Let’s move on to step 3.

Step 3: Research music libraries (Day 4 & 5)

Here’s a list of 8 music libraries…

You can find more on Google.

Just be imaginative and search for “stock music”, “production music”, “music library”, etc.

Analyze the music they already have and ask yourself if your music is an obvious fit or if there’s a gap in their catalogue you might be able to fill.

Find out how you can submit music to their catalogue. You’ll usually find the information on the FAQ or contact pages.

This information will not always be available right on their website but try to find out if they sign tracks on exclusive or non-exclusive deals.

If it’s obvious from their website that they’ll want exclusivity of the songs they accept, I would skip it. Unless you’re already experienced in music licensing and know the risks and rewards of exclusive deals.

While you’re doing your research, there are a couple of things I want you do to:

  • 1- Write down on a piece of paper the name of the music libraries that you want to send your music to; and

  • 2- Create a “Music libraries” folder in your browser’s favourites and add the submissions/FAQ page of every library you’ve selected.

I’ve deliberately included libraries that offer exclusive and non-exclusive deals so get an idea of what’s out there. If you’re just starting out with music licensing, I suggest you stick with non-exclusive deals.


When you sign a song to an exclusive deal, the library you sign the deal with is the only one authorised to license that song. That means if they forget about you or don’t care (which can definitely happen!), you won’t be making any licensing money from that song.

There may come a time when you’re more familiar with the licensing ecosystem when you might want to research and test out exclusive deals but for now, I highly recommend forgetting about them.

If you’re afraid of compromising your artist “brand” by going non-exclusive (which is sometimes frowned upon in the industry, usually by the more wealthy among us  ), use a pseudonym!

Now let’s get SERIOUS!!! Step 4!!

Step 4: Submit, submit, submit! (Day 6 & 7)

Just do it!


When you’re submitting music to a library, don’t forget to follow the submission guidelines detailed on their website. They took the time to write them, you should take the time to read and stick by them :p

That means if they ask for a minimum of 4 tracks and you only have 3, wait until you have another tune to offer. If they ask for streaming links of individual tracks, don’t send them attachments or links to a playlist.

I know, I know, that’s just common sense. And yet, scores of musicians don’t put in the time or effort to actually follow the simple guidelines of music libraries. Don’t be that person.

Next Steps?

If your schedule is packed right now, schedule a 7 day period in the near future where you commit to this and set a reminder.

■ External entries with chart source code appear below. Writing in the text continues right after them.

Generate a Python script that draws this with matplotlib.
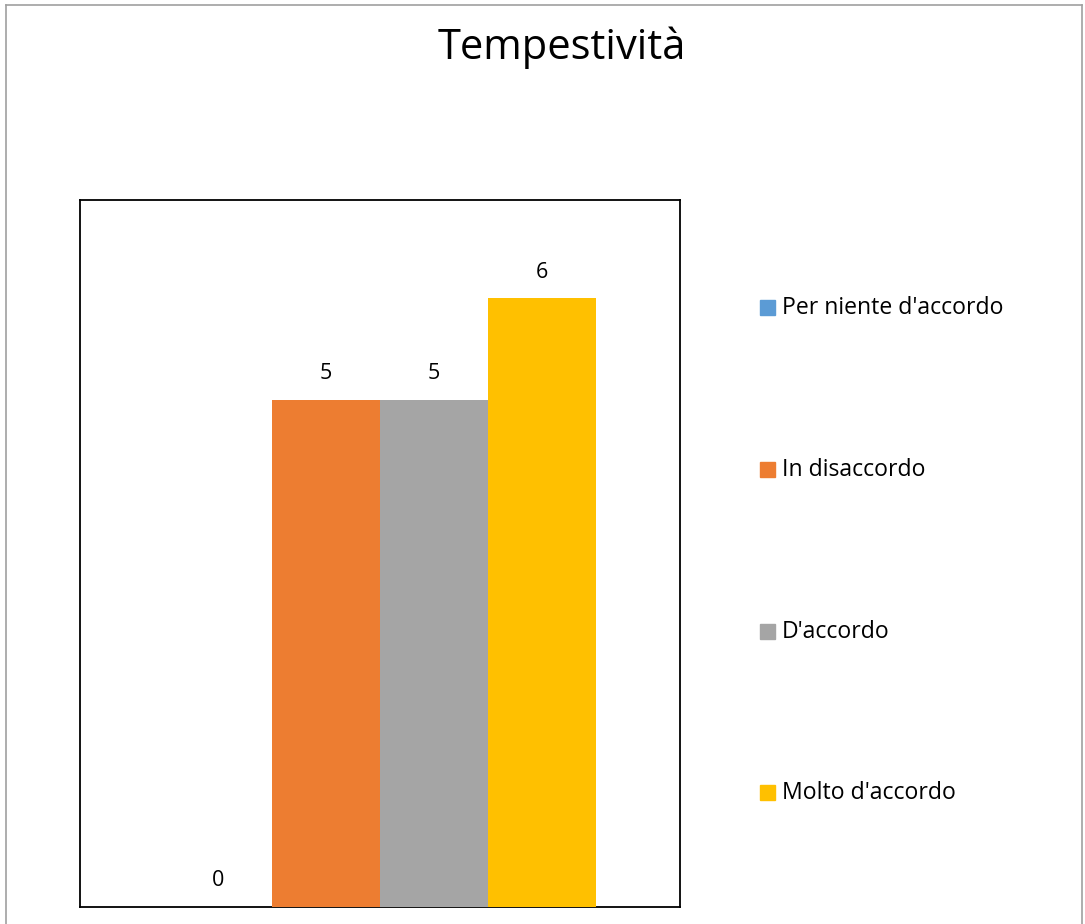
import matplotlib
matplotlib.use("Agg")
import matplotlib.pyplot as plt
from matplotlib.lines import Line2D

title = "Tempestività"
categories = ["Per niente d'accordo", "In disaccordo", "D'accordo", "Molto d'accordo"]
values = [0, 5, 5, 6]
colors = ["#5B9BD5", "#ED7D31", "#A5A5A5", "#FFC000"]

plt.rcParams['font.family'] = ['Open Sans', 'DejaVu Sans']

W, H = 1085, 924
fig = plt.figure(figsize=(W / 100, H / 100), dpi=100)

# outer chart border
for xs, ys in [([6, 6], [0, H - 5]), ([6, 1082], [H - 5, H - 5]), ([1082, 1082], [0, H - 5])]:
    fig.add_artist(Line2D([x / W for x in xs], [y / H for y in ys], color="#A0A0A0", lw=1.2))

ax = fig.add_axes([80 / W, (H - 907) / H, 600 / W, 707 / H])
n = len(values)
bw = 0.18
xpos = [(i - (n - 1) / 2) * bw for i in range(n)]
ax.bar(xpos, values, width=bw, color=colors, zorder=3)
for x, v in zip(xpos, values):
    ax.annotate(str(v), (x, v), xytext=(0, 26), textcoords="offset pixels",
                ha="center", va="center", fontsize=15.5)
ax.set_xlim(-0.5, 0.5)
ax.set_ylim(0, 6.97)
ax.set_xticks([])
ax.set_yticks([])
for s in ax.spines.values():
    s.set_linewidth(1.3)
    s.set_color("black")

fig.text(562 / W, 1 - 48 / H, title, ha="center", va="center", fontsize=30)

# legend entries
legend_y = [308, 470, 632, 793]
for lab, c, y in zip(categories, colors, legend_y):
    fig.add_artist(plt.Rectangle((760 / W, 1 - (y + 7) / H), 15 / W, 15 / H, color=c))
    fig.text(782 / W, 1 - y / H, lab, ha="left", va="center", fontsize=16.6)

fig.savefig("out.png", dpi=100)
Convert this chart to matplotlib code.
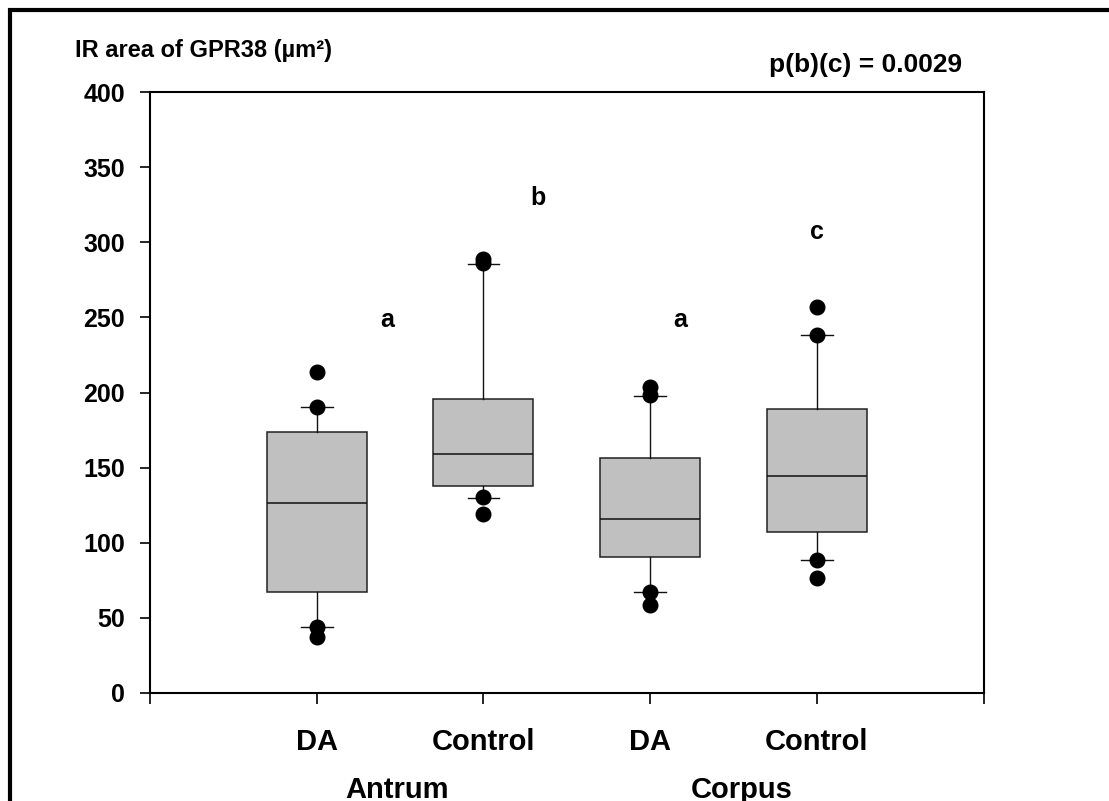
import matplotlib
matplotlib.use("Agg")
import matplotlib.pyplot as plt
from matplotlib.patches import Rectangle
from matplotlib.transforms import blended_transform_factory

plt.rcParams['font.family'] = ['Liberation Sans', 'DejaVu Sans']
plt.rcParams['font.weight'] = 'bold'

# Group labels (x positions 1..4)
groups = ['DA', 'Control', 'DA', 'Control']
regions = ['Antrum', 'Corpus']
region_pos = [1.48, 3.55]

# Box statistics per group: 25th/50th/75th percentiles, 10th/90th whiskers
q1 = [67.4, 137.8, 90.7, 107.4]
med = [126.2, 159.3, 115.8, 144.4]
q3 = [173.7, 195.9, 156.6, 188.8]
whislo = [44.1, 130.0, 67.4, 88.5]
whishi = [190.6, 285.5, 197.7, 238.3]
outliers = [
    [37.5, 44.1, 190.6, 213.9],
    [118.9, 130.7, 286.2, 288.8],
    [58.6, 67.4, 198.3, 203.6],
    [76.3, 88.5, 238.3, 257.1],
]

# Significance letters
letters = ['a', 'b', 'a', 'c']
letter_x = [1.42, 2.33, 3.18, 4.0]
letter_y = [248.3, 329.5, 248.3, 307.0]

W, H = 1109, 801
fig = plt.figure(figsize=(W / 100, H / 100), dpi=100)
ax = fig.add_axes([150 / W, (H - 693) / H, (983.5 - 150) / W, (693 - 92) / H])

stats = []
for i in range(4):
    stats.append(dict(med=med[i], q1=q1[i], q3=q3[i],
                      whislo=whislo[i], whishi=whishi[i], fliers=outliers[i]))

ax.bxp(stats, positions=[1, 2, 3, 4], widths=0.6, patch_artist=True,
       capwidths=0.19,
       boxprops=dict(facecolor='#c0c0c0', edgecolor='#222222', linewidth=1.1),
       medianprops=dict(color='#111111', linewidth=1.1),
       whiskerprops=dict(color='#111111', linewidth=1.0),
       capprops=dict(color='#111111', linewidth=1.0),
       flierprops=dict(marker='o', markerfacecolor='black', markeredgecolor='black',
                       markersize=10.5, linestyle='none'))

for lx, ly, t in zip(letter_x, letter_y, letters):
    ax.text(lx, ly, t, ha='center', va='center', fontsize=18, fontweight='bold')

ax.set_xlim(0, 5)
ax.set_ylim(0, 400)
ax.set_yticks(range(0, 401, 50))
ax.set_xticks(range(0, 6))
ax.set_xticklabels([])
ax.tick_params(axis='y', direction='out', length=7, width=1.2, labelsize=18, pad=11)
ax.tick_params(axis='x', direction='out', length=8, width=1.2)
for lab in ax.get_yticklabels():
    lab.set_fontweight('bold')
for sp in ax.spines.values():
    sp.set_linewidth(1.5)

# category and region labels under the axis (x in data, y in figure)
trans = blended_transform_factory(ax.transData, fig.transFigure)
for i, g in enumerate(groups):
    fig.text(i + 1, 1 - 741.7 / H, g, transform=trans,
             ha='center', va='center', fontsize=21, fontweight='bold')
for rx, r in zip(region_pos, regions):
    fig.text(rx, 1 - 790 / H, r, transform=trans,
             ha='center', va='center', fontsize=21, fontweight='bold')

fig.text(75 / W, 1 - 51 / H, 'IR area of GPR38 (µm²)', ha='left', va='center',
         fontsize=17, fontweight='bold')
fig.text(866 / W, 1 - 65 / H, 'p(b)(c) = 0.0029', ha='center', va='center',
         fontsize=19, fontweight='bold')

# outer frame around the figure
fig.patches.append(Rectangle((10 / W, -0.05), 1.1, 1 - 9.5 / H + 0.05,
                             transform=fig.transFigure, fill=False,
                             edgecolor='black', linewidth=3, clip_on=False))

fig.savefig('out.png', dpi=100)
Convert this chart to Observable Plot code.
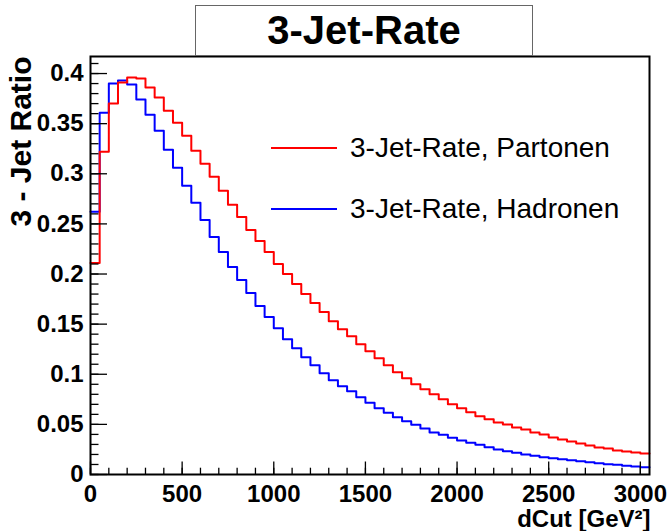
<!DOCTYPE html>
<html><head><meta charset="utf-8">
<script src="https://cdn.jsdelivr.net/npm/d3@7"></script>
<script src="https://cdn.jsdelivr.net/npm/@observablehq/plot@0.6"></script>
<style>
body{margin:0;background:#fff;font-family:"Liberation Sans",Arial,Helvetica,sans-serif;}
#wrap{position:relative;width:667px;height:531px;overflow:hidden;}
#title{position:absolute;left:195px;top:5px;width:338px;height:51px;box-sizing:border-box;border:1px solid #666;background:#fff;
  font-weight:bold;font-size:40px;line-height:49px;text-align:center;color:#000;}
.lg{position:absolute;left:271px;width:66px;height:2px;}
.lt{position:absolute;left:350px;font-size:28px;line-height:30px;color:#000;white-space:nowrap;}
</style></head>
<body><div id="wrap"></div>
<script>
const binWidth = 50;
const partonen = [0.211,0.322,0.370,0.391,0.396,0.395,0.386,0.376,0.363,0.351,
  0.338,0.323,0.310,0.297,0.283,0.269,0.257,0.244,0.233,0.222,
  0.210,0.200,0.190,0.180,0.171,0.162,0.153,0.145,0.138,0.130,
  0.123,0.116,0.109,0.102,0.096,0.090,0.085,0.080,0.075,0.070,
  0.066,0.062,0.058,0.055,0.052,0.050,0.047,0.045,0.042,0.040,
  0.037,0.035,0.033,0.031,0.029,0.027,0.026,0.024,0.023,0.022,0.021];
const hadronen = [0.262,0.361,0.390,0.393,0.389,0.374,0.359,0.343,0.324,0.306,
  0.288,0.271,0.254,0.237,0.222,0.207,0.194,0.181,0.168,0.157,
  0.146,0.135,0.126,0.117,0.109,0.101,0.094,0.088,0.083,0.077,
  0.0715,0.066,0.0615,0.057,0.053,0.0496,0.046,0.042,0.0396,0.0366,
  0.034,0.0316,0.0296,0.0272,0.025,0.0233,0.0216,0.020,0.0186,0.0173,
  0.0163,0.0153,0.0143,0.0133,0.0123,0.0113,0.0103,0.0097,0.0087,0.008,0.0073];
const xTicks = [0,500,1000,1500,2000,2500,3000];
const yTicks = [0,0.05,0.1,0.15,0.2,0.25,0.3,0.35,0.4];
const seriesNames = ["3-Jet-Rate, Partonen","3-Jet-Rate, Hadronen"];
const seriesColors = ["#ff0000","#0000ff"];
const xMinor = d3.range(0, 3001, 100);
const yMinor = d3.range(0, 0.4101, 0.01);

function steps(vals){
  const pts = vals.map((v,i)=>({x:i*binWidth,y:v}));
  pts.push({x:vals.length*binWidth,y:vals[vals.length-1]});
  return pts;
}
const W=667,H=531,mL=90,mR=18,mT=56,mB=57;
const pw=W-mL-mR, ph=H-mT-mB;
const font='"Liberation Sans",Arial,Helvetica,sans-serif';

const chart = Plot.plot({
  width:W,height:H,marginLeft:mL,marginRight:mR,marginTop:mT,marginBottom:mB,
  style:{fontFamily:font,background:"#fff",color:"#000"},
  x:{domain:[0,3050]},
  y:{domain:[0,0.417]},
  marks:[
    Plot.line(steps(hadronen),{x:"x",y:"y",curve:"step-after",stroke:seriesColors[1],strokeWidth:2}),
    Plot.line(steps(partonen),{x:"x",y:"y",curve:"step-after",stroke:seriesColors[0],strokeWidth:2}),
    Plot.tickY(yTicks,{y:d=>d,insetRight:pw-17,stroke:"#000",strokeWidth:1.3}),
    Plot.tickY(yMinor,{y:d=>d,insetRight:pw-8.5,stroke:"#000",strokeWidth:1.3}),
    Plot.tickX(xTicks,{x:d=>d,insetTop:ph-12.5,stroke:"#000",strokeWidth:1.3}),
    Plot.tickX(xMinor,{x:d=>d,insetTop:ph-6.3,stroke:"#000",strokeWidth:1.3}),
    Plot.axisX(xTicks,{tickSize:0,tickPadding:10,tickFormat:d=>String(d),fontSize:24,fontWeight:"bold",label:null}),
    Plot.axisY(yTicks,{tickSize:0,tickPadding:7,tickFormat:d=>String(d),fontSize:24,fontWeight:"bold",label:null}),
    Plot.frame({stroke:"#000",strokeWidth:2}),
    Plot.text(["3 - Jet Ratio"],{frameAnchor:"top-left",rotate:-90,textAnchor:"end",lineAnchor:"middle",dx:-69,dy:0,fontSize:30,fontWeight:"bold",fill:"#000"}),
    Plot.text(["dCut [GeV²]"],{frameAnchor:"bottom-right",textAnchor:"end",lineAnchor:"bottom",dx:1,dy:52,fontSize:24,fontWeight:"bold",fill:"#000"})
  ]
});
const wrap=document.getElementById("wrap");
wrap.appendChild(chart);
const t=document.createElement("div");t.id="title";t.textContent="3-Jet-Rate";wrap.appendChild(t);
const lineYs=[148,209];
seriesNames.forEach((n,i)=>{
  const l=document.createElement("div");l.className="lg";l.style.top=(lineYs[i]-1)+"px";l.style.background=seriesColors[i];wrap.appendChild(l);
  const s=document.createElement("div");s.className="lt";s.style.top=(lineYs[i]-15)+"px";s.textContent=n;wrap.appendChild(s);
});
</script></body></html>
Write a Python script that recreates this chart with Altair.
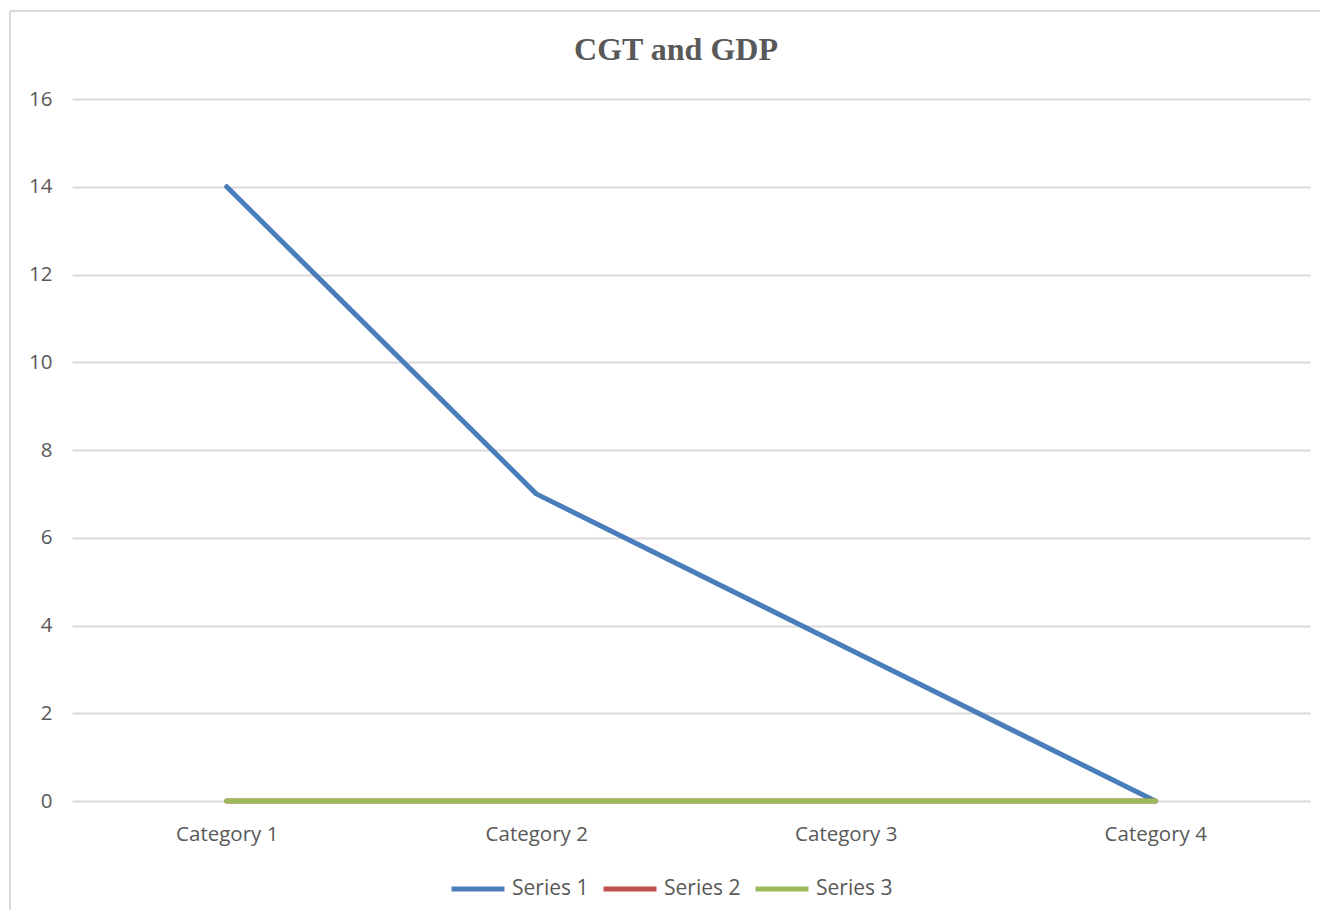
import altair as alt
import pandas as pd

categories = ["Category 1", "Category 2", "Category 3", "Category 4"]
series_names = ["Series 1", "Series 2", "Series 3"]
series_1 = [14, 7, 3.5, 0]
series_2 = [0, 0, 0, 0]
series_3 = [0, 0, 0, 0]
y_ticks = [0, 2, 4, 6, 8, 10, 12, 14, 16]
colors = ["#4A7EBB", "#C0504D", "#9BBB59"]
title_text = "CGT and GDP"

rows = []
for name, vals in zip(series_names, [series_1, series_2, series_3]):
    for c, v in zip(categories, vals):
        rows.append({"category": c, "series": name, "value": v})
df = pd.DataFrame(rows)

W, H = 1238, 702
GRID = "#D9D9D9"
TXT = "#595959"
FONT = "Open Sans"

lines = alt.Chart(df).mark_line(strokeWidth=5, strokeCap="round", strokeJoin="round").encode(
    x=alt.X("category:N", sort=categories, scale=alt.Scale(type="point", padding=0.5),
            axis=alt.Axis(title=None, labelAngle=0, domain=False, ticks=False, grid=False,
                          labelPadding=23, labelFont=FONT, labelFontSize=20.5, labelColor=TXT)),
    y=alt.Y("value:Q", scale=alt.Scale(domain=[0, 16], nice=False),
            axis=alt.Axis(title=None, values=y_ticks, domain=False, ticks=False,
                          gridColor=GRID, gridWidth=2, labelPadding=20,
                          labelFont=FONT, labelFontSize=20.5, labelColor=TXT)),
    color=alt.Color("series:N", sort=series_names,
                    scale=alt.Scale(domain=series_names, range=colors),
                    legend=alt.Legend(title=None, orient="none", legendX=377, legendY=761,
                                      direction="horizontal", symbolType="stroke",
                                      symbolSize=2809, symbolStrokeWidth=5,
                                      labelFont=FONT, labelFontSize=21, labelColor=TXT,
                                      labelOffset=5, columnPadding=4)),
    order=alt.Order("series:N", sort="ascending"),
)

title = alt.Chart(pd.DataFrame({"t": [title_text]})).mark_text(
    font="Liberation Serif", fontSize=32, fontWeight="bold", color=TXT,
    align="center", baseline="middle").encode(
    text="t:N", x=alt.value(604), y=alt.value(-49))

frame_top = alt.Chart(pd.DataFrame({"k": [0]})).mark_rule(color=GRID, strokeWidth=2).encode(
    x=alt.value(-62), x2=alt.value(1256), y=alt.value(-88))
frame_left = alt.Chart(pd.DataFrame({"k": [0]})).mark_rule(color=GRID, strokeWidth=2).encode(
    x=alt.value(-62), y=alt.value(-88), y2=alt.value(H + 109))

chart = alt.layer(frame_top, frame_left, title, lines).properties(
    width=W, height=H,
    autosize=alt.AutoSizeParams(type="none"),
    padding={"left": 64, "top": 91, "right": 10, "bottom": 109},
).configure_view(stroke=None)

chart.save("out.html", embed_options={"renderer": "svg", "actions": False})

Now you have a super simple roadmap that will get you started in no time. It’s only a 7 hour commitment spread out over 7 days.

If you can’t commit to that, I’m sorry to say I can’t see how you’re going to make a living as a musician. There’s no easy side to this business….

Music licensing is the easiest I know of: it doesn’t cost a dime and you can do it from anywhere, including the comfort of your own home.



  1. PRR September 19, 2018 at 12:41 pm - Reply

    Super great article that I learned a lot from, thank you, thank you , thank you!

    • Joyce Kettering September 19, 2018 at 3:34 pm - Reply

      You’re very, very welcome 🙂

  2. Buster Maxxwell September 26, 2018 at 1:06 am - Reply

    Just re-read this page, Joyce, and I appreciate it very much. Via your suggestions, I’m still building my METAdata formats and content, and I have a good handle on it now, and have one MusikXXRay query I’m ready to submit two songs to…. your course has given me a solid handle on the basics. Thank you!

    • Joyce Kettering September 27, 2018 at 4:25 pm - Reply

      Yey! It sounds like you’re taking action and building momentum. That’s great to hear Buster! 🙂

  3. Timmy Crowne October 19, 2018 at 5:21 pm - Reply

    Hello Joyce. Thank you so much for this valuable info. When someone registers for a PRO, do you think they should wait for approval before submitting music to libraries? ASCAP says they need up to 2 weeks to review my application and I wanna get started! Thanks again for your time!

    • Joyce Kettering October 19, 2018 at 6:04 pm - Reply

      Hey Timmy,

      It’s not an obligation but I would wait. Most libraries will ask you for your PRO number, either upfront or when they approve your music submission (it’s kind of a red flag when they don’t).

      While you wait, you can start putting together a music submission spreadsheet with info like:
      – a list of libraries you want to get in touch with info about submission guidelines, whether they’re exclusive or non-exclusive, type of music they’re looking for
      – a list of the tracks you will submit with info about keywords, moods, tempo, etc.
      Further reading:

      And also make sure that you’re all set to get going:
      – audio files in MP3 and WAV or AIFF format
      – alternative versions available (e.g. instrumental version, 30″ cue, etc.)
      – stem files available in WAV or AIFF format
      – metadata included in all audio files
      Further reading:

      Good luck with this! If you have trouble keeping momentum while you wait, give me a shout and I’ll do my best to keep you motivated 😉

  4. Timmy Crowne October 19, 2018 at 7:51 pm - Reply

    Will do! Thanks, you really took the time to go in-depth here. Your point about a library not asking for a PRO being a red flag makes a lot of sense. Much appreciated.

  5. Dianna Saint-Hilaire Gonzalez October 28, 2018 at 6:40 am - Reply

    This is awesome and something I’ve been looking for for a while. Thanks.